Request: Copy each line of the data below exactly, leaving out pictures.

Provided data:
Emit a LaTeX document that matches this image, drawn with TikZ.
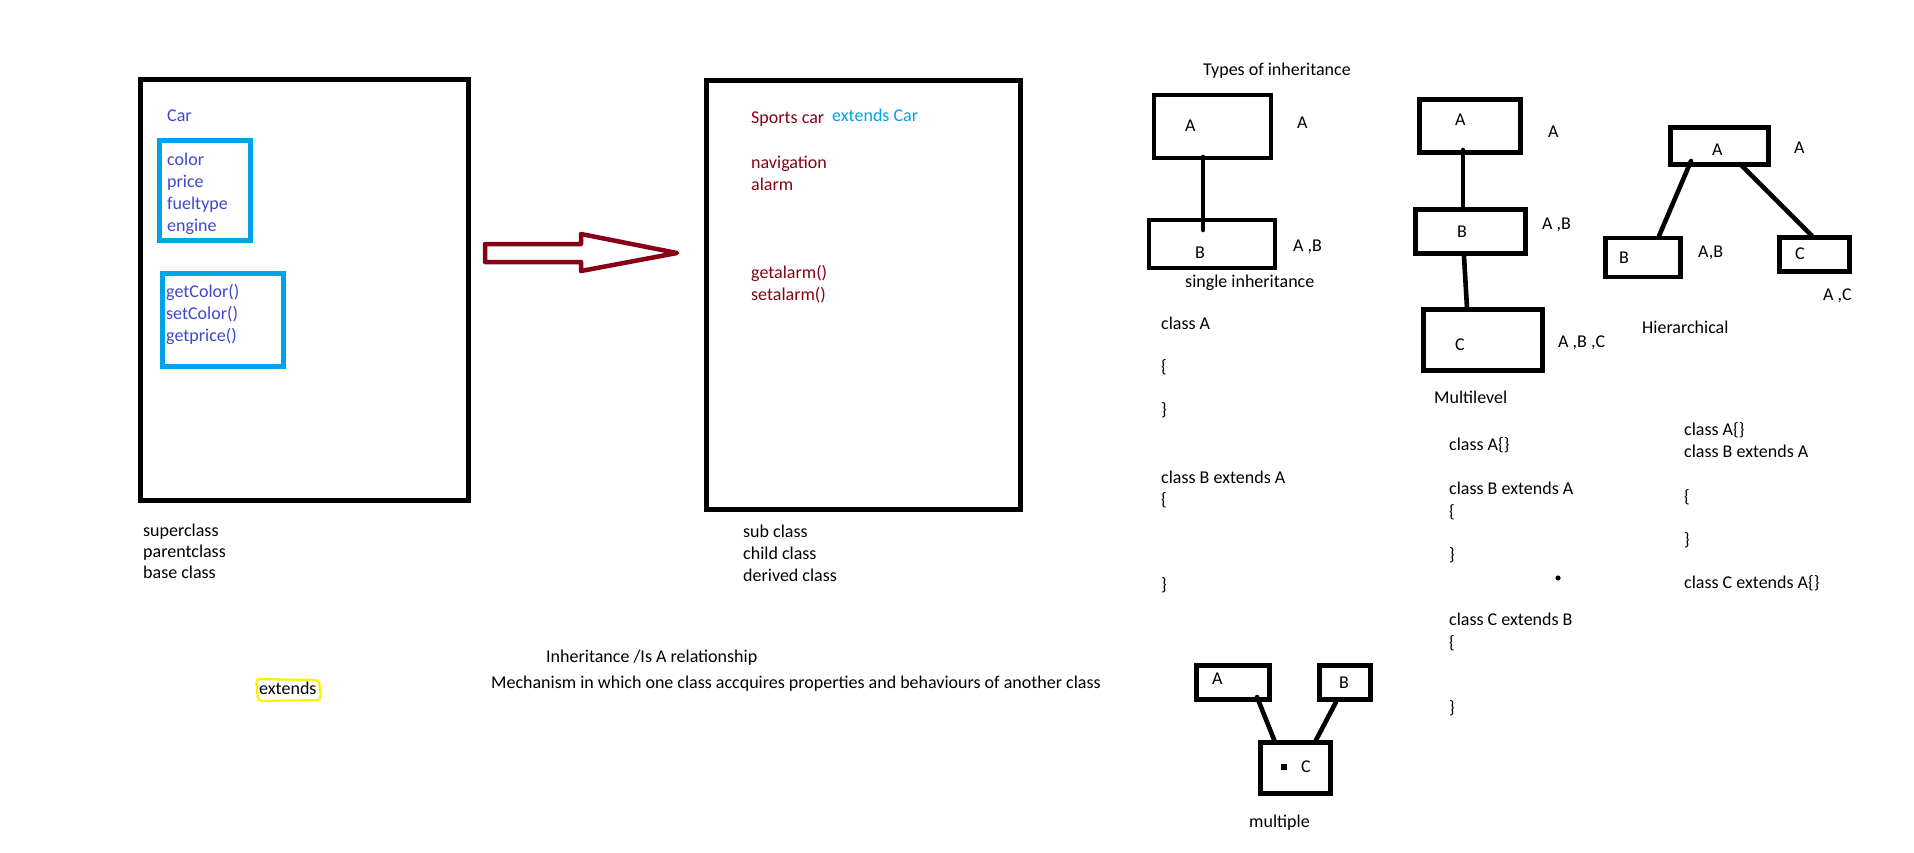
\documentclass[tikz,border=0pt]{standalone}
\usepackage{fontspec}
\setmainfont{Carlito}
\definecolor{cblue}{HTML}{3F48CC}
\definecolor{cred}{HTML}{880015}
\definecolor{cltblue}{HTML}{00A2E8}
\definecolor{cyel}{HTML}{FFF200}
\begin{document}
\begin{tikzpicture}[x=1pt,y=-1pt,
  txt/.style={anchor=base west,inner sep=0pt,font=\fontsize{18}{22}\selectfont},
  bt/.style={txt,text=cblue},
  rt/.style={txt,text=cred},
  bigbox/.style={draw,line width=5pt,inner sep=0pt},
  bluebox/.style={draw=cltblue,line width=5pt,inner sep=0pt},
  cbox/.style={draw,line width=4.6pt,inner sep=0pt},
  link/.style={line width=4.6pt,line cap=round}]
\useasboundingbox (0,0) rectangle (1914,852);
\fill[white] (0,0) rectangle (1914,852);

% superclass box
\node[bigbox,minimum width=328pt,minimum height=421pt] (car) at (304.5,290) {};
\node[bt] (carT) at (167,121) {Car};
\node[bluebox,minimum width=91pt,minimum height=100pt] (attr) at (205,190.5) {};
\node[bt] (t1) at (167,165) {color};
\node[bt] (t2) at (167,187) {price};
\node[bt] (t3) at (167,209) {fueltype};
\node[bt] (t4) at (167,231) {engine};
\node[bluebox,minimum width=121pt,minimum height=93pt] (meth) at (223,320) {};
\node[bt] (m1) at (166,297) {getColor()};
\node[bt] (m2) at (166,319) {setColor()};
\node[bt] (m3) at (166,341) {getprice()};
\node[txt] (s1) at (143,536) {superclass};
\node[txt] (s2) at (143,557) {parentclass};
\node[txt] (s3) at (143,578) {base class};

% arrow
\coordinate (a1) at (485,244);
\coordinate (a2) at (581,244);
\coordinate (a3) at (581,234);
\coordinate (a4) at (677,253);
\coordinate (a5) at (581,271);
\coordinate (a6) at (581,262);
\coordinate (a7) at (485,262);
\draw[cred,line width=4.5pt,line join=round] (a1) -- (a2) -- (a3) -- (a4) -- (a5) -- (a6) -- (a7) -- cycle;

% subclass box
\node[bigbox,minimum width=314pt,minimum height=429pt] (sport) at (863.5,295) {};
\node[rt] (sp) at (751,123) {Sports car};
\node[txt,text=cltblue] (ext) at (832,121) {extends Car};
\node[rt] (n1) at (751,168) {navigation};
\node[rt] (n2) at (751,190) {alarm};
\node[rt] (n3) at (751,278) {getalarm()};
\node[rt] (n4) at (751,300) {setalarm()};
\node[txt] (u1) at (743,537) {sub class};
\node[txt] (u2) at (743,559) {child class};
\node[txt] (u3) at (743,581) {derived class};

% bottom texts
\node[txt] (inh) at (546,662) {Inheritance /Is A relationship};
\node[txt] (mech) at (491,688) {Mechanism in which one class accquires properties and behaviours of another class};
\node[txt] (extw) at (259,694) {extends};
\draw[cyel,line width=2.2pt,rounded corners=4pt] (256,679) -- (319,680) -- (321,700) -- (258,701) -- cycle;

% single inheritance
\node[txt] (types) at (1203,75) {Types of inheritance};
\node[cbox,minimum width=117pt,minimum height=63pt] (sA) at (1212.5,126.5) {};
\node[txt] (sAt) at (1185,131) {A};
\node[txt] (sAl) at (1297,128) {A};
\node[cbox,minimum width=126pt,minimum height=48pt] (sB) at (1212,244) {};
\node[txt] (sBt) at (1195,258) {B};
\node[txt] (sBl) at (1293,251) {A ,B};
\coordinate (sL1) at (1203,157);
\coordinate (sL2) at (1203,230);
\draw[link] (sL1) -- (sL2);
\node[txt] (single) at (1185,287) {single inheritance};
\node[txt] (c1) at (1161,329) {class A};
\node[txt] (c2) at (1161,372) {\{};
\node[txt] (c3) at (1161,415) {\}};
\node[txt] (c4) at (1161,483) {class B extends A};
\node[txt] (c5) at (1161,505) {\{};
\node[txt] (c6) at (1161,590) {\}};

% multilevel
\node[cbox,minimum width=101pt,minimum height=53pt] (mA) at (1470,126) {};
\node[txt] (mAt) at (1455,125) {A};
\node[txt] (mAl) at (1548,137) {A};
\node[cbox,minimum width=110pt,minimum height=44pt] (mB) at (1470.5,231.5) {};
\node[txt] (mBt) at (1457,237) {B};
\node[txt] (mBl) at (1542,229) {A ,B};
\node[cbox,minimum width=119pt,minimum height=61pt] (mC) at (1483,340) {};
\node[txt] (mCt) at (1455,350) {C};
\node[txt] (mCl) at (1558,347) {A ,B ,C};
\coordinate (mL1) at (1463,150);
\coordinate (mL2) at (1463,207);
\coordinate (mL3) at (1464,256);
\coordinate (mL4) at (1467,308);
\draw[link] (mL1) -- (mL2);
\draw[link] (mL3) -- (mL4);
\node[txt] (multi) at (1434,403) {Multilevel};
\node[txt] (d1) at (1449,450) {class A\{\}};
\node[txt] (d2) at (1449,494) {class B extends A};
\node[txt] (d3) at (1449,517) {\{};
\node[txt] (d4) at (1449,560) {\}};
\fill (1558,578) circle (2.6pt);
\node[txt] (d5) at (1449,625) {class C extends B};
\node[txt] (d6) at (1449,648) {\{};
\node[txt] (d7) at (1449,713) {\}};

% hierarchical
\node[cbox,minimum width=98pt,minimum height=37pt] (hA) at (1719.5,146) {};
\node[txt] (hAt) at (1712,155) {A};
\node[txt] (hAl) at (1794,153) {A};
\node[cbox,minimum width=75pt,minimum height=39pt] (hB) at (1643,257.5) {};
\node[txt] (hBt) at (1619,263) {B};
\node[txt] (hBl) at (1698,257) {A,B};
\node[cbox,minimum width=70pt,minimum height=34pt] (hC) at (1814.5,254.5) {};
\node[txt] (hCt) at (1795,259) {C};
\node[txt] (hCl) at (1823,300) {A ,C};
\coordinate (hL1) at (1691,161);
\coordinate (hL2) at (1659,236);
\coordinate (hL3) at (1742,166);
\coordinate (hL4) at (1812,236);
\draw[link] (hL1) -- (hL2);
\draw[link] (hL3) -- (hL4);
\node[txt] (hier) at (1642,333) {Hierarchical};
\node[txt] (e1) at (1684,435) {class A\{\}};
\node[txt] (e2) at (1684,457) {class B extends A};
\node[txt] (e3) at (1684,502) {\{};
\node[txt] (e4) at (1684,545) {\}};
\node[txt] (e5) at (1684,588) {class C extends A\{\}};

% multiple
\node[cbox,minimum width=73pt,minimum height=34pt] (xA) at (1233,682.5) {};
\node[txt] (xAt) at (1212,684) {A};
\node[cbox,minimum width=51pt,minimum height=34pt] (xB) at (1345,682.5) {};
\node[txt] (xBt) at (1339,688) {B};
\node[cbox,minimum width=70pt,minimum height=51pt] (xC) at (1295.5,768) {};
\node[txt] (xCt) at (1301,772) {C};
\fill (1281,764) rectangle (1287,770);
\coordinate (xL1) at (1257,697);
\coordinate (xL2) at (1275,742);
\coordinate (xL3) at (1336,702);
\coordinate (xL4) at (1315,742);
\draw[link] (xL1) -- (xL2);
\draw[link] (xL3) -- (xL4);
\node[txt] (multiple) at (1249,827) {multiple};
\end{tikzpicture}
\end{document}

Completed exercise:
Emit a LaTeX document that matches this image, drawn with TikZ.
\documentclass[tikz,border=0pt]{standalone}
\usepackage{fontspec}
\setmainfont{Carlito}
\definecolor{cblue}{HTML}{3F48CC}
\definecolor{cred}{HTML}{880015}
\definecolor{cltblue}{HTML}{00A2E8}
\definecolor{cyel}{HTML}{FFF200}
\begin{document}
\begin{tikzpicture}[x=1pt,y=-1pt,
  txt/.style={anchor=base west,inner sep=0pt,font=\fontsize{18}{22}\selectfont},
  bt/.style={txt,text=cblue},
  rt/.style={txt,text=cred},
  bigbox/.style={draw,line width=5pt,inner sep=0pt},
  bluebox/.style={draw=cltblue,line width=5pt,inner sep=0pt},
  cbox/.style={draw,line width=4.6pt,inner sep=0pt},
  link/.style={line width=4.6pt,line cap=round}]
\useasboundingbox (0,0) rectangle (1914,852);
\fill[white] (0,0) rectangle (1914,852);

% superclass box
\node[bigbox,minimum width=328pt,minimum height=421pt] (car) at (304.5,290) {};
\node[bt] (carT) at (167,121) {Car};
\node[bluebox,minimum width=91pt,minimum height=100pt] (attr) at (205,190.5) {};
\node[bt] (t1) at (167,165) {color};
\node[bt] (t2) at (167,187) {price};
\node[bt] (t3) at (167,209) {fueltype};
\node[bt] (t4) at (167,231) {engine};
\node[bluebox,minimum width=121pt,minimum height=93pt] (meth) at (223,320) {};
\node[bt] (m1) at (166,297) {getColor()};
\node[bt] (m2) at (166,319) {setColor()};
\node[bt] (m3) at (166,341) {getprice()};
\node[txt] (s1) at (143,536) {superclass};
\node[txt] (s2) at (143,557) {parentclass};
\node[txt] (s3) at (143,578) {base class};

% arrow
\coordinate (a1) at (485,244);
\coordinate (a2) at (581,244);
\coordinate (a3) at (581,234);
\coordinate (a4) at (677,253);
\coordinate (a5) at (581,271);
\coordinate (a6) at (581,262);
\coordinate (a7) at (485,262);
\draw[cred,line width=4.5pt,line join=round] (a1) -- (a2) -- (a3) -- (a4) -- (a5) -- (a6) -- (a7) -- cycle;

% subclass box
\node[bigbox,minimum width=314pt,minimum height=429pt] (sport) at (863.5,295) {};
\node[rt] (sp) at (751,123) {Sports car};
\node[txt,text=cltblue] (ext) at (832,121) {extends Car};
\node[rt] (n1) at (751,168) {navigation};
\node[rt] (n2) at (751,190) {alarm};
\node[rt] (n3) at (751,278) {getalarm()};
\node[rt] (n4) at (751,300) {setalarm()};
\node[txt] (u1) at (743,537) {sub class};
\node[txt] (u2) at (743,559) {child class};
\node[txt] (u3) at (743,581) {derived class};

% bottom texts
\node[txt] (inh) at (546,662) {Inheritance /Is A relationship};
\node[txt] (mech) at (491,688) {Mechanism in which one class accquires properties and behaviours of another class};
\node[txt] (extw) at (259,694) {extends};
\draw[cyel,line width=2.2pt,rounded corners=4pt] (256,679) -- (319,680) -- (321,700) -- (258,701) -- cycle;

% single inheritance
\node[txt] (types) at (1203,75) {Types of inheritance};
\node[cbox,minimum width=117pt,minimum height=63pt] (sA) at (1212.5,126.5) {};
\node[txt] (sAt) at (1185,131) {A};
\node[txt] (sAl) at (1297,128) {A};
\node[cbox,minimum width=126pt,minimum height=48pt] (sB) at (1212,244) {};
\node[txt] (sBt) at (1195,258) {B};
\node[txt] (sBl) at (1293,251) {A ,B};
\coordinate (sL1) at (1203,157);
\coordinate (sL2) at (1203,230);
\draw[link] (sL1) -- (sL2);
\node[txt] (single) at (1185,287) {single inheritance};
\node[txt] (c1) at (1161,329) {class A};
\node[txt] (c2) at (1161,372) {\{};
\node[txt] (c3) at (1161,415) {\}};
\node[txt] (c4) at (1161,483) {class B extends A};
\node[txt] (c5) at (1161,505) {\{};
\node[txt] (c6) at (1161,590) {\}};

% multilevel
\node[cbox,minimum width=101pt,minimum height=53pt] (mA) at (1470,126) {};
\node[txt] (mAt) at (1455,125) {A};
\node[txt] (mAl) at (1548,137) {A};
\node[cbox,minimum width=110pt,minimum height=44pt] (mB) at (1470.5,231.5) {};
\node[txt] (mBt) at (1457,237) {B};
\node[txt] (mBl) at (1542,229) {A ,B};
\node[cbox,minimum width=119pt,minimum height=61pt] (mC) at (1483,340) {};
\node[txt] (mCt) at (1455,350) {C};
\node[txt] (mCl) at (1558,347) {A ,B ,C};
\coordinate (mL1) at (1463,150);
\coordinate (mL2) at (1463,207);
\coordinate (mL3) at (1464,256);
\coordinate (mL4) at (1467,308);
\draw[link] (mL1) -- (mL2);
\draw[link] (mL3) -- (mL4);
\node[txt] (multi) at (1434,403) {Multilevel};
\node[txt] (d1) at (1449,450) {class A\{\}};
\node[txt] (d2) at (1449,494) {class B extends A};
\node[txt] (d3) at (1449,517) {\{};
\node[txt] (d4) at (1449,560) {\}};
\fill (1558,578) circle (2.6pt);
\node[txt] (d5) at (1449,625) {class C extends B};
\node[txt] (d6) at (1449,648) {\{};
\node[txt] (d7) at (1449,713) {\}};

% hierarchical
\node[cbox,minimum width=98pt,minimum height=37pt] (hA) at (1719.5,146) {};
\node[txt] (hAt) at (1712,155) {A};
\node[txt] (hAl) at (1794,153) {A};
\node[cbox,minimum width=75pt,minimum height=39pt] (hB) at (1643,257.5) {};
\node[txt] (hBt) at (1619,263) {B};
\node[txt] (hBl) at (1698,257) {A,B};
\node[cbox,minimum width=70pt,minimum height=34pt] (hC) at (1814.5,254.5) {};
\node[txt] (hCt) at (1795,259) {C};
\node[txt] (hCl) at (1823,300) {A ,C};
\coordinate (hL1) at (1691,161);
\coordinate (hL2) at (1659,236);
\coordinate (hL3) at (1742,166);
\coordinate (hL4) at (1812,236);
\draw[link] (hL1) -- (hL2);
\draw[link] (hL3) -- (hL4);
\node[txt] (hier) at (1642,333) {Hierarchical};
\node[txt] (e1) at (1684,435) {class A\{\}};
\node[txt] (e2) at (1684,457) {class B extends A};
\node[txt] (e3) at (1684,502) {\{};
\node[txt] (e4) at (1684,545) {\}};
\node[txt] (e5) at (1684,588) {class C extends A\{\}};

% multiple
\node[cbox,minimum width=73pt,minimum height=34pt] (xA) at (1233,682.5) {};
\node[txt] (xAt) at (1212,684) {A};
\node[cbox,minimum width=51pt,minimum height=34pt] (xB) at (1345,682.5) {};
\node[txt] (xBt) at (1339,688) {B};
\node[cbox,minimum width=70pt,minimum height=51pt] (xC) at (1295.5,768) {};
\node[txt] (xCt) at (1301,772) {C};
\fill (1281,764) rectangle (1287,770);
\coordinate (xL1) at (1257,697);
\coordinate (xL2) at (1275,742);
\coordinate (xL3) at (1336,702);
\coordinate (xL4) at (1315,742);
\draw[link] (xL1) -- (xL2);
\draw[link] (xL3) -- (xL4);
\node[txt] (multiple) at (1249,827) {multiple};
\end{tikzpicture}
\end{document}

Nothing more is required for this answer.